I suggested on :19 that his repentance at least ameliorated the nature of the judgment upon him, and :29 says the same. If as suggested on :1, 1 Kings 21 should come before 1 Kings 20, then Ahab's subsequent failure to be obedient in 1 Kings 20 is the more tragic. His repentance here was genuine, so much so that God did take note of it, although He knew that the weak minded Ahab would again fail to retain that intensity.  


1Ki 21:28 The word of Yahweh came to Elijah the Tishbite saying-
There is no evidence Elijah spoke the words of mercy to Ahab of :29. If he did, we can imagine they would have gone right against the grain of his judgmental nature. He would have been the first to point out reasons to think Ahab's repentance wasn't complete or even genuine. But Elijah was being taught God's extreme sensitivity to human repentance, even if it is incomplete and the intensity of it may not be maintained. 
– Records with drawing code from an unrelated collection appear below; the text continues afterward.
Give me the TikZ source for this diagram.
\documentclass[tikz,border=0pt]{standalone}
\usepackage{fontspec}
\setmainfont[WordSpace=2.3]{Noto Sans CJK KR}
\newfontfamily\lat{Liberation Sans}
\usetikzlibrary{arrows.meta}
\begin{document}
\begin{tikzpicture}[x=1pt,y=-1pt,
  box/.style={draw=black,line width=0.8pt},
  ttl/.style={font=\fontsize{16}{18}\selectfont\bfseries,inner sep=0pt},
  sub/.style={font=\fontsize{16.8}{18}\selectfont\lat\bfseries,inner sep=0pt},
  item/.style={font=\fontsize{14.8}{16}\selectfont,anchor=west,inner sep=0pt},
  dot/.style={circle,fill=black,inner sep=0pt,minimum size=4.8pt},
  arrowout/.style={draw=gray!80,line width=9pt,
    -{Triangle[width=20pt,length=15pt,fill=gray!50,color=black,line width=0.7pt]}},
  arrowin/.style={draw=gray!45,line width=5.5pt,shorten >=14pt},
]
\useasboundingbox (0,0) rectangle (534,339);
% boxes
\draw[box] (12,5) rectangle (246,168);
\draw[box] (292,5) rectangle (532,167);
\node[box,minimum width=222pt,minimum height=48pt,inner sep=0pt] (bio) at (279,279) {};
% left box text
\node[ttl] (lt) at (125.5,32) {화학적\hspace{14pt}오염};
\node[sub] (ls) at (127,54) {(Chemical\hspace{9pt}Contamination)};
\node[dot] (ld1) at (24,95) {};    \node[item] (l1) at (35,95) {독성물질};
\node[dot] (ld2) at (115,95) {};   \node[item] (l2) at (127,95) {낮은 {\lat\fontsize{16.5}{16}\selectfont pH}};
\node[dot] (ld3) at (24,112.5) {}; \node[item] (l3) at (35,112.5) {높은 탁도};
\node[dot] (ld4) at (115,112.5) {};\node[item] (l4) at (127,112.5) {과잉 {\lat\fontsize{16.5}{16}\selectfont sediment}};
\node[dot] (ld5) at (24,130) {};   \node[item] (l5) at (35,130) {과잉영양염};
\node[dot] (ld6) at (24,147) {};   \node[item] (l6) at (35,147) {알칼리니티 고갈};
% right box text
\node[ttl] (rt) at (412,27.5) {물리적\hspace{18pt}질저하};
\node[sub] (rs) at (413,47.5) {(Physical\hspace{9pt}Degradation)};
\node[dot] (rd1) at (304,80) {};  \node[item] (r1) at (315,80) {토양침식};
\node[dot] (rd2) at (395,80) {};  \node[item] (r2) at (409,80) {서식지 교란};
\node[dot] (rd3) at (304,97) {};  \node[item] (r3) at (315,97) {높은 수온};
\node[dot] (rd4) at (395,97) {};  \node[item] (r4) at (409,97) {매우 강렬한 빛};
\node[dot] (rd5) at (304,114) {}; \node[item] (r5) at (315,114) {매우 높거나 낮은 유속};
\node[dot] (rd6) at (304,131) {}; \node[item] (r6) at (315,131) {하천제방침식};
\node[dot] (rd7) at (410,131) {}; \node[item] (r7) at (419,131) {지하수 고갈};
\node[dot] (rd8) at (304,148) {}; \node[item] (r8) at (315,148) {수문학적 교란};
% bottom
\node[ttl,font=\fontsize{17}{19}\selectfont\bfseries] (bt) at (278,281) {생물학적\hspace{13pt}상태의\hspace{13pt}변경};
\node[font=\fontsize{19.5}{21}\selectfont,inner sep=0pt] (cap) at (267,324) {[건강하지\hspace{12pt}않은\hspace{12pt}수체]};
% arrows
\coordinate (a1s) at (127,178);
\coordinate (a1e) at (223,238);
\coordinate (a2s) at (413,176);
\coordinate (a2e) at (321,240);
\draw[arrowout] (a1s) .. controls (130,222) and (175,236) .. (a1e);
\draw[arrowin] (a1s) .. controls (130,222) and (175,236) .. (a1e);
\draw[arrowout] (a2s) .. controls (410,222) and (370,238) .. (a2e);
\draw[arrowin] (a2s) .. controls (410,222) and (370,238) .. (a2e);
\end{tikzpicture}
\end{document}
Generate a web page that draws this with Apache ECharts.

1Ki 21:29 See how Ahab humbles himself before Me? Because he humbles himself before Me, I will not bring the evil in his days; but in his son’s days will I bring the evil on his family
-
And God kept His word about this (2 Kings 9:25), although if 1 Kings 20 follows 1 Kings 21 (see on :1), then Ahab's repentance was not totally maintained. God knew all Elijah’s weakness as He knows ours, and He perceives them far better than we do. And He actively worked with Elijah to bring him to a greater perception of Him. Elijah was told by God that Ahab “humbles himself before Me”. Yet Elijah also lived a life “before the Lord” (1 Kings 17:1); it’s as if God was trying to get Elijah to see himself in a similar position to Ahab. Living “before the Lord” is not only about faith in prayer and being aware of God. It’s also about being contrite before our Father, aware of our own very personal spiritual desperation. And it was this humility which Elijah lacked. And the Father sought to teach him it by drawing a similarity between Elijah and the man whom he spiritually despised- Ahab. In many Christian lives, we are much more spiritual than others around us. Yet we may be led to perceive that actually we are in essence no better than those to whom we consider ourselves so spiritually superior. See on 1 Kings 19:11.